2 Peshmerga killed, 2 injured in ISIS attack near Khurmatu

KIRKUK, Kurdistan Region – Two Peshmerga have been killed and two more injured in an ISIS attack on Peshmerga positions near Khurmatu, about 75 kilometers south of Kirkuk on Saturday evening, a security official told Rudaw.

Kawa Sheikhani, an officer from the Khurmatu Police, also said that about 30 ISIS militants attacked the Peshmerga on two fronts. 

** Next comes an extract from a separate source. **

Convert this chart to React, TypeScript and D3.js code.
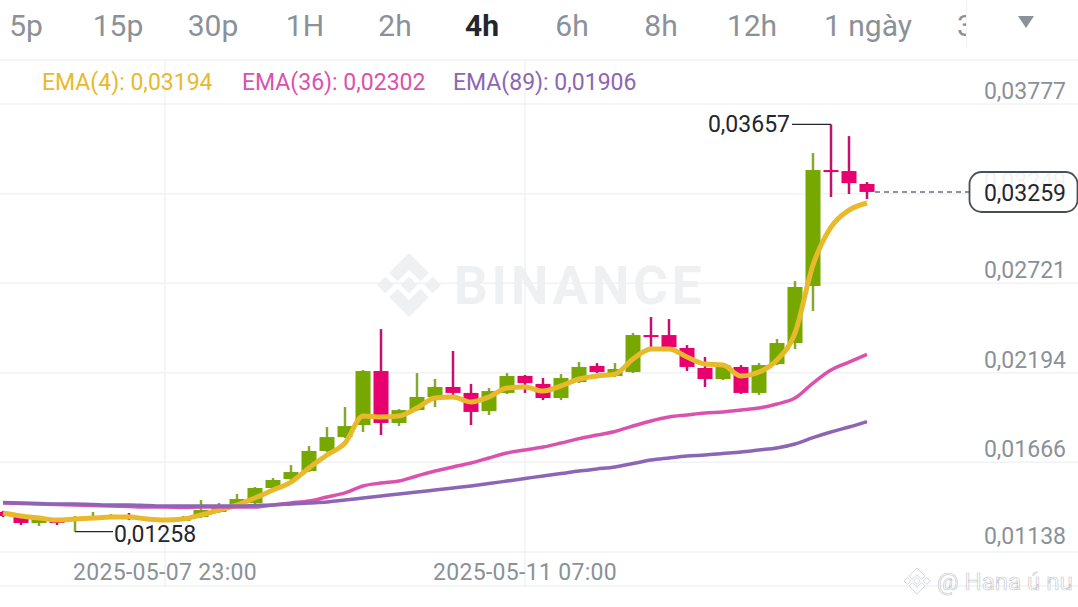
import * as d3 from 'd3';

const W = 1078;
const H = 607;

const intervals = [
  { label: '5p', x: 26 },
  { label: '15p', x: 118 },
  { label: '30p', x: 213 },
  { label: '1H', x: 305 },
  { label: '2h', x: 395 },
  { label: '4h', x: 482, active: true },
  { label: '6h', x: 572 },
  { label: '8h', x: 661 },
  { label: '12h', x: 752 },
  { label: '1 ngày', x: 868 },
];

// 4h candles, oldest first
const opens = [
  0.01374, 0.01356, 0.01309, 0.01326, 0.01321, 0.01332, 0.01338, 0.0135, 0.01338, 0.01321,
  0.01321, 0.01344, 0.01374, 0.01415, 0.01427, 0.01515, 0.01568, 0.01615, 0.01733, 0.01815,
  0.01886, 0.02204, 0.01898, 0.01974, 0.02051, 0.0211, 0.02075, 0.01968, 0.02075, 0.02175,
  0.02128, 0.02045, 0.02139, 0.02234, 0.02175, 0.02198, 0.02416, 0.02416, 0.0234, 0.02222,
  0.02157, 0.02228, 0.02075, 0.02245, 0.02369, 0.02705, 0.03388, 0.03382, 0.03306,
];
const highs = [
  0.0138, 0.01362, 0.01344, 0.01332, 0.0135, 0.01374, 0.01362, 0.01368, 0.01344, 0.01338,
  0.0135, 0.01444, 0.01427, 0.0148, 0.01521, 0.01574, 0.0165, 0.01762, 0.01874, 0.01992,
  0.0221, 0.02451, 0.0198, 0.02192, 0.02157, 0.02322, 0.02128, 0.02104, 0.02192, 0.02181,
  0.02163, 0.02186, 0.02257, 0.02251, 0.02251, 0.02428, 0.02522, 0.0251, 0.02357, 0.02287,
  0.02245, 0.02239, 0.02251, 0.02393, 0.02734, 0.03488, 0.03657, 0.03588, 0.03317,
];
const lows = [
  0.01344, 0.01297, 0.01291, 0.01297, 0.01258, 0.01326, 0.01332, 0.01326, 0.01321, 0.01315,
  0.01321, 0.01338, 0.01368, 0.01409, 0.01421, 0.01509, 0.01562, 0.01609, 0.01727, 0.01809,
  0.01845, 0.01827, 0.0188, 0.01968, 0.01992, 0.02063, 0.01886, 0.01945, 0.02069, 0.02075,
  0.02033, 0.02033, 0.02133, 0.02192, 0.02169, 0.02192, 0.02345, 0.0234, 0.02204, 0.0211,
  0.02151, 0.02069, 0.02063, 0.02239, 0.02334, 0.02557, 0.03229, 0.03247, 0.03217,
];
const closes = [
  0.0135, 0.01309, 0.01338, 0.01309, 0.01338, 0.0135, 0.0135, 0.01332, 0.01326, 0.01332,
  0.01344, 0.01385, 0.01415, 0.0145, 0.01515, 0.01562, 0.01609, 0.01733, 0.01815, 0.0188,
  0.02204, 0.01898, 0.01974, 0.02051, 0.0211, 0.02075, 0.01963, 0.02086, 0.02175, 0.02133,
  0.02045, 0.02163, 0.02228, 0.02198, 0.02216, 0.02416, 0.02404, 0.02345, 0.02228, 0.02157,
  0.02239, 0.02075, 0.02239, 0.02369, 0.02699, 0.03388, 0.03376, 0.03311, 0.03259,
];

const ema4 = [
  0.01368, 0.0135, 0.01338, 0.01326, 0.01332, 0.01338, 0.01344, 0.01344, 0.01332, 0.01326,
  0.01332, 0.01356, 0.01385, 0.01415, 0.01456, 0.01503, 0.0155, 0.01633, 0.01709, 0.0178,
  0.01939, 0.01933, 0.01939, 0.01986, 0.02045, 0.02051, 0.02022, 0.02051, 0.02104, 0.0211,
  0.02086, 0.02116, 0.02157, 0.02175, 0.02186, 0.02275, 0.02334, 0.02334, 0.02287, 0.02245,
  0.02239, 0.02175, 0.02198, 0.02269, 0.02428, 0.02828, 0.03052, 0.03152, 0.03194,
];
const ema36 = [
  0.01427, 0.01424, 0.01421, 0.01418, 0.01415, 0.01412, 0.01409, 0.01406, 0.01403, 0.01403,
  0.014, 0.01403, 0.01403, 0.01403, 0.01403, 0.01415, 0.01427, 0.01438, 0.01462, 0.01486,
  0.01527, 0.01544, 0.01556, 0.01586, 0.01615, 0.01639, 0.01662, 0.01692, 0.01721, 0.01739,
  0.01756, 0.0178, 0.01806, 0.01827, 0.01848, 0.0188, 0.0191, 0.01933, 0.01945, 0.01957,
  0.01963, 0.01974, 0.01986, 0.0201, 0.02045, 0.02133, 0.0221, 0.02257, 0.02302,
];
const ema89 = [
  0.0143, 0.01427, 0.01424, 0.01421, 0.01421, 0.01418, 0.01415, 0.01415, 0.01412, 0.01409,
  0.01409, 0.01409, 0.01409, 0.01409, 0.01412, 0.01415, 0.01421, 0.01427, 0.01433, 0.01444,
  0.01456, 0.01468, 0.0148, 0.01491, 0.01503, 0.01515, 0.01527, 0.01541, 0.01556, 0.01571,
  0.01586, 0.016, 0.01615, 0.01627, 0.01639, 0.01659, 0.0168, 0.01692, 0.01703, 0.01709,
  0.01718, 0.01727, 0.01739, 0.01751, 0.01774, 0.01812, 0.01845, 0.01874, 0.01906,
];

const priceTicks = [0.03777, 0.03249, 0.02721, 0.02194, 0.01666, 0.01138];
const timeTicks = [new Date(Date.UTC(2025, 4, 7, 23)), new Date(Date.UTC(2025, 4, 11, 7))];

const firstCandle = Date.UTC(2025, 4, 6, 11);
const fourHours = 4 * 3600 * 1000;
const times = opens.map((_, i) => new Date(firstCandle + i * fourHours));

const GREEN = '#76a800';
const GREEN_WICK = '#86a830';
const RED = '#e8006f';
const RED_WICK = '#c4116e';
const YELLOW = '#e8b92b';
const PINK = '#da52ad';
const PURPLE = '#8c66b4';
const GRID = '#f1f2f3';
const GREY = '#8b9199';
const DARK = '#23272d';

const FONT = 'Roboto, sans-serif';

const x = d3.scaleUtc().domain([times[0], times[times.length - 1]]).range([3, 867]);
const y = d3.scaleLinear().domain([0.01138, 0.03777]).range([552, 104]);

const fmtPrice = (v: number) => v.toFixed(5).replace('.', ',');
const fmtTime = d3.utcFormat('%Y-%m-%d %H:%M');

const emaLine = d3
  .line<number>()
  .x((_, i) => x(times[i]))
  .y((d) => y(d))
  .curve(d3.curveMonotoneX);

// the Binance mark, drawn in a box of about -1..1
function Logo({ cx, cy, r, fill, stroke }: { cx: number; cy: number; r: number; fill: string; stroke?: string }) {
  const d =
    'M0,-0.26 L0.26,0 L0,0.26 L-0.26,0 Z ' +
    'M-1,0 L-0.74,-0.26 L-0.48,0 L-0.74,0.26 Z ' +
    'M1,0 L0.74,-0.26 L0.48,0 L0.74,0.26 Z ' +
    'M0,-1 L0.62,-0.38 L0.36,-0.12 L0,-0.48 L-0.36,-0.12 L-0.62,-0.38 Z ' +
    'M0,1 L0.62,0.38 L0.36,0.12 L0,0.48 L-0.36,0.12 L-0.62,0.38 Z';
  return (
    <path
      d={d}
      transform={`translate(${cx},${cy}) scale(${r})`}
      fill={fill}
      stroke={stroke}
      strokeWidth={stroke ? 1 / r : 0}
    />
  );
}

export default function App() {
  const lastY = y(closes[closes.length - 1]);
  const highIdx = highs.indexOf(d3.max(highs) as number);
  const lowIdx = lows.indexOf(d3.min(lows) as number);

  return (
    <svg
      width={W}
      height={H}
      viewBox={`0 0 ${W} ${H}`}
      style={{ position: 'fixed', left: 0, top: 0, background: '#fff', fontFamily: FONT }}
    >
      {/* interval tabs */}
      {intervals.map((t) => (
        <text
          key={t.label}
          x={t.x}
          y={36}
          textAnchor="middle"
          fontSize={30}
          fontWeight={t.active ? 700 : 400}
          fill={t.active ? DARK : GREY}
        >
          {t.label}
        </text>
      ))}
      <text x={957} y={36} fontSize={30} fill={GREY}>3 ngày</text>
      <rect x={966} y={0} width={112} height={50} fill="#fff" />
      <line x1={966.5} x2={966.5} y1={0} y2={48} stroke={GRID} />
      <path d="M1018,16 L1034,16 L1026,28 Z" fill={GREY} />

      {/* grid */}
      <line x1={0} x2={W} y1={60} y2={60} stroke={GRID} strokeWidth={1.5} />
      <line x1={0} x2={W} y1={586} y2={586} stroke={GRID} strokeWidth={1.5} />
      {priceTicks.map((p) => (
        <line key={p} x1={0} x2={W} y1={y(p)} y2={y(p)} stroke={GRID} strokeWidth={1.5} />
      ))}
      {timeTicks.map((t) => (
        <line key={+t} x1={x(t)} x2={x(t)} y1={60} y2={586} stroke={GRID} strokeWidth={1.5} />
      ))}

      {/* watermark */}
      <Logo cx={409} cy={285} r={32} fill="#eff0f1" />
      <text x={454} y={304} fontSize={53} fontWeight={700} letterSpacing={3.8} fill="#eff0f1">BINANCE</text>

      {/* axis labels */}
      {priceTicks.map((p, i) => (
        <text
          key={p}
          x={1066}
          y={y(p) - (i === priceTicks.length - 1 ? 8 : 5)}
          textAnchor="end"
          fontSize={23}
          fill={GREY}
        >
          {fmtPrice(p)}
        </text>
      ))}
      {timeTicks.map((t) => (
        <text key={+t} x={x(t)} y={580} textAnchor="middle" fontSize={23} letterSpacing={0.3} fill={GREY}>
          {fmtTime(t)}
        </text>
      ))}

      {/* candles */}
      {times.map((t, i) => {
        const up = closes[i] >= opens[i];
        const top = y(Math.max(opens[i], closes[i]));
        const bottom = y(Math.min(opens[i], closes[i]));
        return (
          <g key={i}>
            <line
              x1={x(t)}
              x2={x(t)}
              y1={y(highs[i])}
              y2={y(lows[i])}
              stroke={up ? GREEN_WICK : RED_WICK}
              strokeWidth={2.5}
            />
            <rect
              x={x(t) - 7.5}
              y={top}
              width={15}
              height={Math.max(bottom - top, 1.5)}
              fill={up ? GREEN : RED}
            />
          </g>
        );
      })}

      {/* EMAs */}
      <path d={emaLine(ema4) ?? ''} fill="none" stroke={YELLOW} strokeWidth={5} />
      <path d={emaLine(ema36) ?? ''} fill="none" stroke={PINK} strokeWidth={3.5} />
      <path d={emaLine(ema89) ?? ''} fill="none" stroke={PURPLE} strokeWidth={3.5} />

      {/* legend */}
      <text x={42} y={90} fontSize={23} fill={YELLOW}>{`EMA(4): ${fmtPrice(ema4[48])}`}</text>
      <text x={242} y={90} fontSize={23} fill={PINK}>{`EMA(36): ${fmtPrice(ema36[48])}`}</text>
      <text x={453} y={90} fontSize={23} fill={PURPLE}>{`EMA(89): ${fmtPrice(ema89[48])}`}</text>

      {/* high and low markers */}
      <path
        d={`M${x(times[highIdx])},${y(highs[highIdx])} H792`}
        fill="none"
        stroke={DARK}
        strokeWidth={1.3}
      />
      <text x={790} y={y(highs[highIdx]) + 8} textAnchor="end" fontSize={23} fill={DARK}>
        {fmtPrice(highs[highIdx])}
      </text>
      <path
        d={`M${x(times[lowIdx])},${y(lows[lowIdx])} H113`}
        fill="none"
        stroke={DARK}
        strokeWidth={1.3}
      />
      <text x={114} y={y(lows[lowIdx]) + 10} fontSize={23} fill={DARK}>
        {fmtPrice(lows[lowIdx])}
      </text>

      {/* last price */}
      <line
        x1={x(times[48]) + 8}
        x2={969}
        y1={lastY}
        y2={lastY}
        stroke="#6b7078"
        strokeWidth={1.5}
        strokeDasharray="5 4"
      />
      <rect x={969.5} y={172} width={108} height={40} rx={12} fill="#fff" fillOpacity={0.88} stroke="#4a4e55" strokeWidth={1.8} />
      <text x={1066} y={201} textAnchor="end" fontSize={23} fill={DARK}>
        {fmtPrice(closes[48])}
      </text>

      {/* photo credit */}
      <Logo cx={917} cy={581} r={13} fill="#fff" stroke="#d5d7da" />
      <text x={937} y={590} fontSize={24} fill="#fff" stroke="#c9ccd0" strokeWidth={0.7}>@ Hana ú nu</text>
    </svg>
  );
}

A Peshmerga official had earlier confirmed there were casualties among the Peshmerga, some wounded and some killed, but he did not give details.
 
“Many evenings, ISIS militants get close to the Peshmerga bases and open fire. And this evening, the militants got close to the Peshmerga in Zarga area in Khurmatu opening fire on the Peshmerga,” said Abdulla Bor, Peshmerga commander of the Khurmatu front. 
 
The attack lasted for at least an hour in the Zarga lake area west of Khurmatu. 

The militants are within firing range of the Peshmerga in the Zarga area and have carried out increasingly frequent attacks on Kurdish forces and civilians. Earlier in July, Brig. Gen. Sidiq Mohammed, a Peshmerga commander in the area, told Rudaw that they were digging trenches and creating barriers in order to better defend the district, including the nearby city of Kirkuk.

Peshmerga have said that the only real solution to end this threat is to launch an operation to retake Hawija and they complain Baghdad has prioritized the Tal Afar offensive west of Mosul over Hawija. 

Kurdish officials are also concerned that the terrorist group is turning the Hawija area into a base for guerrilla-style warfare as they lose territory of their so-called caliphate. 

The area includes a stretch of the Hamrin Mountains, a range running from the border with Iran, along the southern edge of Kirkuk province, and northwest to the Tigris River.

“It is a very tough terrain. It is very difficult for the Iraqi military to control,” Lahur Talabany, director of Kurdistan’s counter-terror body, told Reuters in February. “It’s a good hideout place and a place they could have access from province to province without getting detected.”

Recent reports indicate that many ISIS commanders and fighters from Mosul have relocated to the Hamrin Mountains. 

The expected offensive for Hawija, which has no start date yet, will include Peshmerga and Iraqi forces, backed by the US-led coalition.